Restate the full listing word for word and leave the pictures out.

* * * * * * *

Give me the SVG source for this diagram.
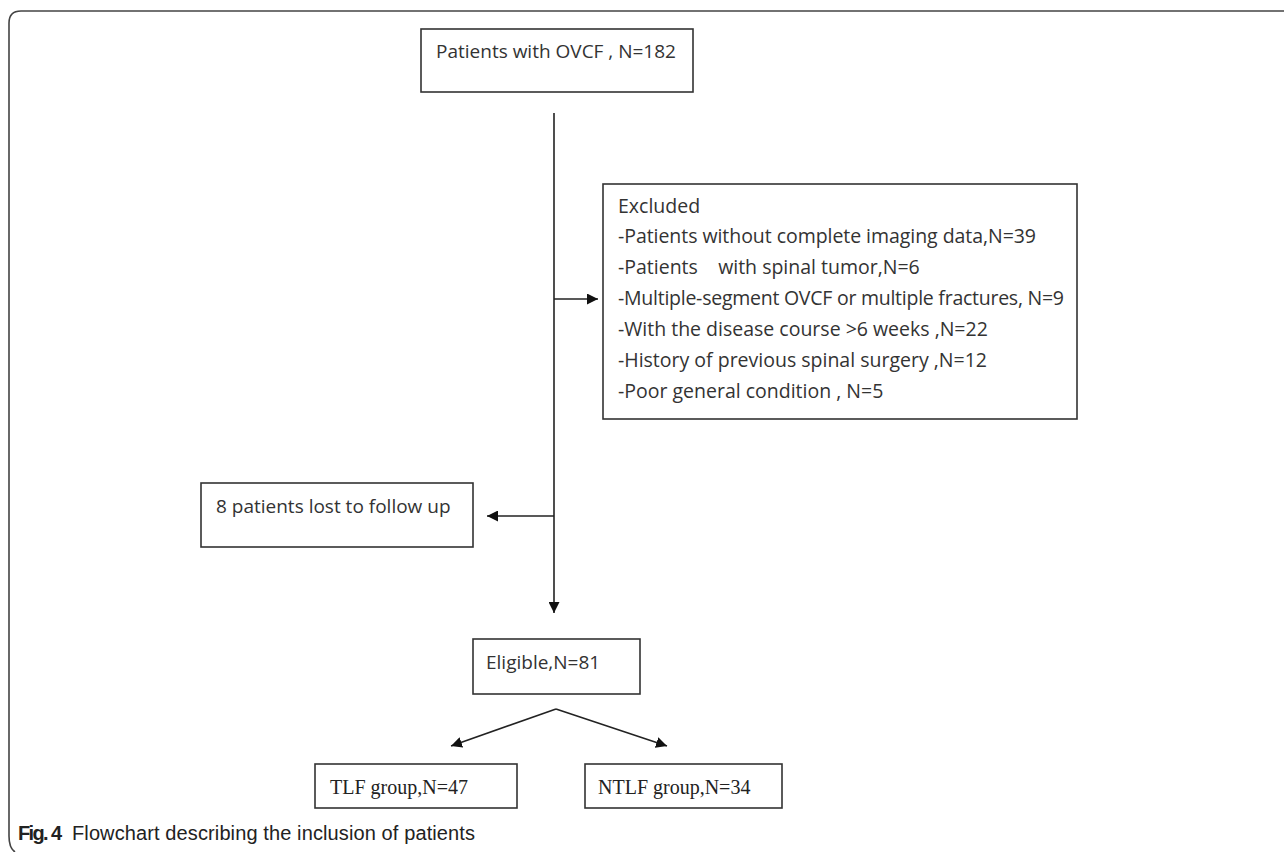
<svg xmlns="http://www.w3.org/2000/svg" width="1284" height="852" viewBox="0 0 1284 852">
<defs>
<style>
.box{fill:#fff;stroke:#333;stroke-width:1.6}
.t{font-family:"Open Sans","Noto Sans","Liberation Sans",sans-serif;font-size:19.5px;fill:#333}
.t19{font-family:"Open Sans","Noto Sans","Liberation Sans",sans-serif;font-size:19px;fill:#333}
.s{font-family:"Liberation Serif","Times New Roman",serif;font-size:20px;fill:#222}
.ln{fill:none;stroke:#222;stroke-width:1.6}
.cap{font-family:"Liberation Sans Narrow","Liberation Sans",sans-serif;font-size:20px;fill:#222}
</style>
<marker id="ah" viewBox="0 0 10 10" refX="10" refY="5" markerWidth="11" markerHeight="11" markerUnits="userSpaceOnUse" orient="auto">
<path d="M0,0 L10,5 L0,10 Z" fill="#111"/>
</marker>
</defs>
<rect width="1284" height="852" fill="#fff"/>
<path d="M1284,11 H21 Q9,11 9,23 V836 Q9,848 15,852" fill="none" stroke="#444" stroke-width="1.6"/>

<g id="connectors">
<line class="ln" x1="554" y1="113" x2="554" y2="613" marker-end="url(#ah)"/>
<line class="ln" x1="554" y1="299" x2="598" y2="299" marker-end="url(#ah)"/>
<line class="ln" x1="554" y1="516" x2="487" y2="516" marker-end="url(#ah)"/>
<line class="ln" x1="556" y1="709" x2="451" y2="746" marker-end="url(#ah)"/>
<line class="ln" x1="556" y1="709" x2="667" y2="746" marker-end="url(#ah)"/>
</g>

<g id="node-start">
<rect class="box" x="421" y="29" width="272" height="63"/>
<text class="t19" x="436" y="58">Patients with OVCF , N=182</text>
</g>

<g id="node-excluded">
<rect class="box" x="603" y="184" width="474" height="235"/>
<text class="t" x="618" y="213">Excluded</text>
<text class="t" x="618" y="243" textLength="418" lengthAdjust="spacing">-Patients without complete imaging data,N=39</text>
<text class="t" x="618" y="274" xml:space="preserve">-Patients    with spinal tumor,N=6</text>
<text class="t" x="618" y="305" textLength="446" lengthAdjust="spacing">-Multiple-segment OVCF or multiple fractures, N=9</text>
<text class="t" x="618" y="336">-With the disease course &gt;6 weeks ,N=22</text>
<text class="t" x="618" y="367">-History of previous spinal surgery ,N=12</text>
<text class="t" x="618" y="398">-Poor general condition , N=5</text>
</g>

<g id="node-lost">
<rect class="box" x="201" y="483" width="272" height="64"/>
<text class="t19" x="216" y="513">8 patients lost to follow up</text>
</g>

<g id="node-eligible">
<rect class="box" x="473" y="639" width="167" height="55"/>
<text class="t19" x="486" y="669">Eligible,N=81</text>
</g>

<g id="node-tlf">
<rect class="box" x="315" y="764" width="202" height="44"/>
<text class="s" x="330" y="794">TLF group,N=47</text>
</g>

<g id="node-ntlf">
<rect class="box" x="585" y="764" width="197" height="44"/>
<text class="s" x="598" y="794">NTLF group,N=34</text>
</g>

<text class="cap" x="18" y="840"><tspan font-weight="bold" textLength="44">Fig. 4</tspan><tspan x="72" textLength="403">Flowchart describing the inclusion of patients</tspan></text>
</svg>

* * * * * * *

**THE OUTPUT:**
Give me the SVG source for this diagram.
<svg xmlns="http://www.w3.org/2000/svg" width="1284" height="852" viewBox="0 0 1284 852">
<defs>
<style>
.box{fill:#fff;stroke:#333;stroke-width:1.6}
.t{font-family:"Open Sans","Noto Sans","Liberation Sans",sans-serif;font-size:19.5px;fill:#333}
.t19{font-family:"Open Sans","Noto Sans","Liberation Sans",sans-serif;font-size:19px;fill:#333}
.s{font-family:"Liberation Serif","Times New Roman",serif;font-size:20px;fill:#222}
.ln{fill:none;stroke:#222;stroke-width:1.6}
.cap{font-family:"Liberation Sans Narrow","Liberation Sans",sans-serif;font-size:20px;fill:#222}
</style>
<marker id="ah" viewBox="0 0 10 10" refX="10" refY="5" markerWidth="11" markerHeight="11" markerUnits="userSpaceOnUse" orient="auto">
<path d="M0,0 L10,5 L0,10 Z" fill="#111"/>
</marker>
</defs>
<rect width="1284" height="852" fill="#fff"/>
<path d="M1284,11 H21 Q9,11 9,23 V836 Q9,848 15,852" fill="none" stroke="#444" stroke-width="1.6"/>

<g id="connectors">
<line class="ln" x1="554" y1="113" x2="554" y2="613" marker-end="url(#ah)"/>
<line class="ln" x1="554" y1="299" x2="598" y2="299" marker-end="url(#ah)"/>
<line class="ln" x1="554" y1="516" x2="487" y2="516" marker-end="url(#ah)"/>
<line class="ln" x1="556" y1="709" x2="451" y2="746" marker-end="url(#ah)"/>
<line class="ln" x1="556" y1="709" x2="667" y2="746" marker-end="url(#ah)"/>
</g>

<g id="node-start">
<rect class="box" x="421" y="29" width="272" height="63"/>
<text class="t19" x="436" y="58">Patients with OVCF , N=182</text>
</g>

<g id="node-excluded">
<rect class="box" x="603" y="184" width="474" height="235"/>
<text class="t" x="618" y="213">Excluded</text>
<text class="t" x="618" y="243" textLength="418" lengthAdjust="spacing">-Patients without complete imaging data,N=39</text>
<text class="t" x="618" y="274" xml:space="preserve">-Patients    with spinal tumor,N=6</text>
<text class="t" x="618" y="305" textLength="446" lengthAdjust="spacing">-Multiple-segment OVCF or multiple fractures, N=9</text>
<text class="t" x="618" y="336">-With the disease course &gt;6 weeks ,N=22</text>
<text class="t" x="618" y="367">-History of previous spinal surgery ,N=12</text>
<text class="t" x="618" y="398">-Poor general condition , N=5</text>
</g>

<g id="node-lost">
<rect class="box" x="201" y="483" width="272" height="64"/>
<text class="t19" x="216" y="513">8 patients lost to follow up</text>
</g>

<g id="node-eligible">
<rect class="box" x="473" y="639" width="167" height="55"/>
<text class="t19" x="486" y="669">Eligible,N=81</text>
</g>

<g id="node-tlf">
<rect class="box" x="315" y="764" width="202" height="44"/>
<text class="s" x="330" y="794">TLF group,N=47</text>
</g>

<g id="node-ntlf">
<rect class="box" x="585" y="764" width="197" height="44"/>
<text class="s" x="598" y="794">NTLF group,N=34</text>
</g>

<text class="cap" x="18" y="840"><tspan font-weight="bold" textLength="44">Fig. 4</tspan><tspan x="72" textLength="403">Flowchart describing the inclusion of patients</tspan></text>
</svg>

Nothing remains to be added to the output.